RECORDED DATA:
-------------------------
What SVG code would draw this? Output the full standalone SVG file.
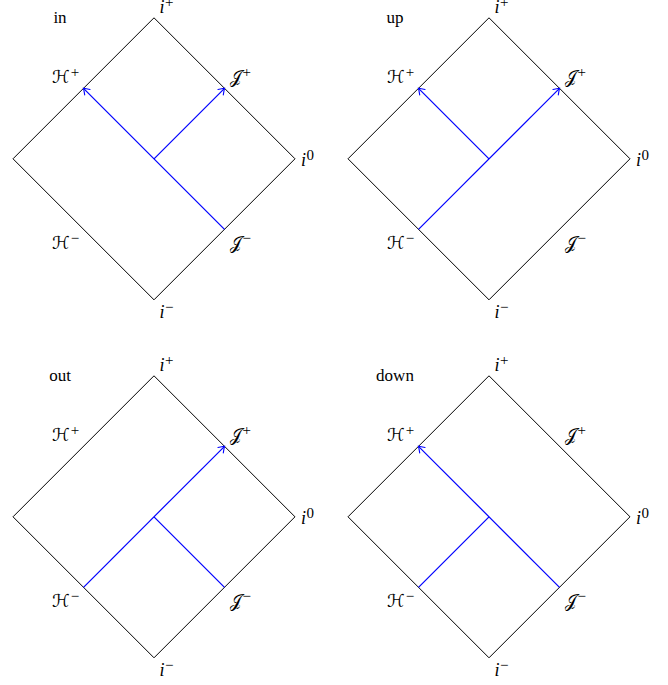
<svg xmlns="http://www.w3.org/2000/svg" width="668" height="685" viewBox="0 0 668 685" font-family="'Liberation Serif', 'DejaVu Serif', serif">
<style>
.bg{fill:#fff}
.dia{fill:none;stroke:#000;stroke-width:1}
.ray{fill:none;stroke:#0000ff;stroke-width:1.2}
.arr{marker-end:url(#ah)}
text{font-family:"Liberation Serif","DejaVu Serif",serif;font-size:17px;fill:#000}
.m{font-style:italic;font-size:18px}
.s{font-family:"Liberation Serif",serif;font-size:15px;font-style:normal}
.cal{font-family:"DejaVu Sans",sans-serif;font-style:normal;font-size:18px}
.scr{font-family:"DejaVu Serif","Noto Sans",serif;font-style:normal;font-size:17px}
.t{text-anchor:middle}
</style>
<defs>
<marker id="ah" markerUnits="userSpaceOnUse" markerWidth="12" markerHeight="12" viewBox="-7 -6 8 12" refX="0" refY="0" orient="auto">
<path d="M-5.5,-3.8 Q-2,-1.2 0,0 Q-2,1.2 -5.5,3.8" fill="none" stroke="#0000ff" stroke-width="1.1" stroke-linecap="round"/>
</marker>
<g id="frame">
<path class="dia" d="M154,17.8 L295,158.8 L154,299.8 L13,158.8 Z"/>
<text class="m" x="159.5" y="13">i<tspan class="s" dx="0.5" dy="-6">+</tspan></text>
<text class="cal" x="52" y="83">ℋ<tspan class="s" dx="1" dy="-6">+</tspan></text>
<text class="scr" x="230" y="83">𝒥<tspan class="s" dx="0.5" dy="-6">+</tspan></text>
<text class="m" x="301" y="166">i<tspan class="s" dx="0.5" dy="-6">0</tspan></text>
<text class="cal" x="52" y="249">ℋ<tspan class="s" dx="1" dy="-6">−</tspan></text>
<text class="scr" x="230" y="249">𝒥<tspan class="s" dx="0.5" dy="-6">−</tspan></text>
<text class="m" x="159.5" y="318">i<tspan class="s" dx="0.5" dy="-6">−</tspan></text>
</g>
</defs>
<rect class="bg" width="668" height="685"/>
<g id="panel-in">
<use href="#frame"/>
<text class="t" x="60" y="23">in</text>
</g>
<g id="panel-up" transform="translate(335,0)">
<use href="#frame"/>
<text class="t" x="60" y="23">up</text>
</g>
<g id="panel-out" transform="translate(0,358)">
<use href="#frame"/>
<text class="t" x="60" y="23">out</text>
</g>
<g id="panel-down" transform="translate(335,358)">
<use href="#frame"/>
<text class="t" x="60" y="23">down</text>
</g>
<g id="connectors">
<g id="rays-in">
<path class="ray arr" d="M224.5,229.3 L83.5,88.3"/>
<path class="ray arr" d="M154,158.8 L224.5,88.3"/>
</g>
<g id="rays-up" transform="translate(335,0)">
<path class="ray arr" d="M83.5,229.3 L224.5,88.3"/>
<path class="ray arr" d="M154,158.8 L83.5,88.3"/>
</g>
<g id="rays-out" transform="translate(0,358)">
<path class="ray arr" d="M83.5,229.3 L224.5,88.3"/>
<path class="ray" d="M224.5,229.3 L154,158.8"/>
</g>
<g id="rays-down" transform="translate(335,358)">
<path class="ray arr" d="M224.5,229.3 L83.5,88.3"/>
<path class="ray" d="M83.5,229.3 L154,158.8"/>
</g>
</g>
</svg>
-------------------------
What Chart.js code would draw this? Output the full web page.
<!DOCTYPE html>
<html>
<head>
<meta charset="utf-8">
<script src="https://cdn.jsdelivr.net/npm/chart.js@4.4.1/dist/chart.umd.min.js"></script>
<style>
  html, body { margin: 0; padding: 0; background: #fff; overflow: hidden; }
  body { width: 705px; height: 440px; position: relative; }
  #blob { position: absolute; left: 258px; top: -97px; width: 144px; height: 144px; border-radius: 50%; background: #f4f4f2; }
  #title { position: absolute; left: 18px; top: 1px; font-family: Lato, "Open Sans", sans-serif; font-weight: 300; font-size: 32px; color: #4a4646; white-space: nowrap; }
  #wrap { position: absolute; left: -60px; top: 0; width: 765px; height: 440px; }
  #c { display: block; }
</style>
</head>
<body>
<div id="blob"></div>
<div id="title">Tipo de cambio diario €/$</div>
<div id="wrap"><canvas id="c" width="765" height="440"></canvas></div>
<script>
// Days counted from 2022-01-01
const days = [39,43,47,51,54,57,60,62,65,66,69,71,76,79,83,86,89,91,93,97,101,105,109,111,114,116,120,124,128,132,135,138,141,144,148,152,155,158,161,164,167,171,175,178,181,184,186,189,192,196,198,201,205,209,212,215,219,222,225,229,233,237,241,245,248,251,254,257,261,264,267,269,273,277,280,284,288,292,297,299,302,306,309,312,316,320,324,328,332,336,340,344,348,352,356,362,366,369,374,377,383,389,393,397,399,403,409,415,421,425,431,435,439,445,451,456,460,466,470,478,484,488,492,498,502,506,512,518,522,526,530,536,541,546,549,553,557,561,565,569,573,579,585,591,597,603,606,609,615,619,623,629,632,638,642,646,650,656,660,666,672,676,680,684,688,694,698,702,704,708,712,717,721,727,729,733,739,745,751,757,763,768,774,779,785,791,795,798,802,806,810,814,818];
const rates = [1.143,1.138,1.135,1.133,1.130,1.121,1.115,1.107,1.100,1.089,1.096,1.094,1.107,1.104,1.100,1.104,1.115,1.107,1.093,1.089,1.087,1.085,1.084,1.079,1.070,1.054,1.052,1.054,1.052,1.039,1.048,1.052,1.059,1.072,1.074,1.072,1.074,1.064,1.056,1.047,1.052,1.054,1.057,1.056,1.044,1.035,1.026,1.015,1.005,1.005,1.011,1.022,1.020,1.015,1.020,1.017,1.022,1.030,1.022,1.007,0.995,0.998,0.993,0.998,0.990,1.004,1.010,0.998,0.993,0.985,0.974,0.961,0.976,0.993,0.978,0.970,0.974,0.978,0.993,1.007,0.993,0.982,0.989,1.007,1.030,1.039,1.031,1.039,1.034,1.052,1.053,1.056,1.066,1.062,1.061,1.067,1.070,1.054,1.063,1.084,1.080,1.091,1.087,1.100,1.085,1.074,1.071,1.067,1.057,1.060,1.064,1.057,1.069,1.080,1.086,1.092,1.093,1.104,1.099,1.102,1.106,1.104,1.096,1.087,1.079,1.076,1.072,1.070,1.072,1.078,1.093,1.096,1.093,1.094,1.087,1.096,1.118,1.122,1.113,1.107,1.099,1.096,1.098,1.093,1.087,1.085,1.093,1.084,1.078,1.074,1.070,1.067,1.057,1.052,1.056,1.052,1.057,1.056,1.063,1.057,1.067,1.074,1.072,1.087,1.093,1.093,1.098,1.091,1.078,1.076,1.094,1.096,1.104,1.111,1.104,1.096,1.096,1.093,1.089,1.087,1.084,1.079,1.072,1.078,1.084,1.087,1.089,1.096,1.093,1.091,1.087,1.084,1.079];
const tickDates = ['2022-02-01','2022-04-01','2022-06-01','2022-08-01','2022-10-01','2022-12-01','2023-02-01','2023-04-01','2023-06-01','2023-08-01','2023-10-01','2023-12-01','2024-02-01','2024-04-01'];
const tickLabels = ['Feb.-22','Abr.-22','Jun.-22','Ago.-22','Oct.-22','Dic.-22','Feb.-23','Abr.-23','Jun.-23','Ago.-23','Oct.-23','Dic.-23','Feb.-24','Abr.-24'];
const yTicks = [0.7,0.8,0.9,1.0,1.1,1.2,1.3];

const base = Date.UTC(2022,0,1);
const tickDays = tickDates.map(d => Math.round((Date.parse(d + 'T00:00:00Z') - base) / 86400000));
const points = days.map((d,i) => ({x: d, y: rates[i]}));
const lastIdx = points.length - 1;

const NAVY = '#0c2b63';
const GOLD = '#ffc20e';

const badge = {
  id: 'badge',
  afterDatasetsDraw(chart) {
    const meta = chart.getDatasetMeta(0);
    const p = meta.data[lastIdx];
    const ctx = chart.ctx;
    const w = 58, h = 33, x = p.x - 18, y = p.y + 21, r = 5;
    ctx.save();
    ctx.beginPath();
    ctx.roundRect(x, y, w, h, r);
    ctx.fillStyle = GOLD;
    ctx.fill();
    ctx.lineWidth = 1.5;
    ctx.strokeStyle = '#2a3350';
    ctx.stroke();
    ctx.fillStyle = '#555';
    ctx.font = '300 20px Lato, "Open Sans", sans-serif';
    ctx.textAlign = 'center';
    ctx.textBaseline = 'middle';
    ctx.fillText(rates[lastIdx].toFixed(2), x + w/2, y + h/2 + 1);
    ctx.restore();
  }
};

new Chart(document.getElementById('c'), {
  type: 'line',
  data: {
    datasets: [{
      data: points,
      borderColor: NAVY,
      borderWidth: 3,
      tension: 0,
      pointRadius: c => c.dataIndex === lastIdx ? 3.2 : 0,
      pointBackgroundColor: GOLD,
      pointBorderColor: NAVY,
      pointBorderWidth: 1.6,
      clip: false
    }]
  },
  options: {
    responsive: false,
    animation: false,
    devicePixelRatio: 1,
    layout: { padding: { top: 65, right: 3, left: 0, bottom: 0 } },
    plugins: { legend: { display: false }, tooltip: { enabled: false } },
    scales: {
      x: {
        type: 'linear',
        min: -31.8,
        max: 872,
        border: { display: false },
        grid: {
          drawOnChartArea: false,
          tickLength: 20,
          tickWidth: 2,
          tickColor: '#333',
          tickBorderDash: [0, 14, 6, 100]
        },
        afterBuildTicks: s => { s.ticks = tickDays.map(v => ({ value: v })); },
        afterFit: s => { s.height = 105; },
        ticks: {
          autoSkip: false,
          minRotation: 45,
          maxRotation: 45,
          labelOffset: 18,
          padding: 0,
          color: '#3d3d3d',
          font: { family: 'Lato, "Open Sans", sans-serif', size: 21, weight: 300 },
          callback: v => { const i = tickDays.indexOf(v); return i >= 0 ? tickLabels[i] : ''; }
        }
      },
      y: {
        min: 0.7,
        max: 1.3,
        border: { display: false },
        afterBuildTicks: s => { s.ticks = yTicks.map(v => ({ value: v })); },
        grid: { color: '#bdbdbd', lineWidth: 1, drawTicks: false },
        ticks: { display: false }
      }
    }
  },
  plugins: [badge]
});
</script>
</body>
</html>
-------------------------
TASK DIRECTIONS: From the entries above, list each line with "this" in it.

SOLUTION TO THE EXERCISE:
What SVG code would draw this? Output the full standalone SVG file.
What Chart.js code would draw this? Output the full web page.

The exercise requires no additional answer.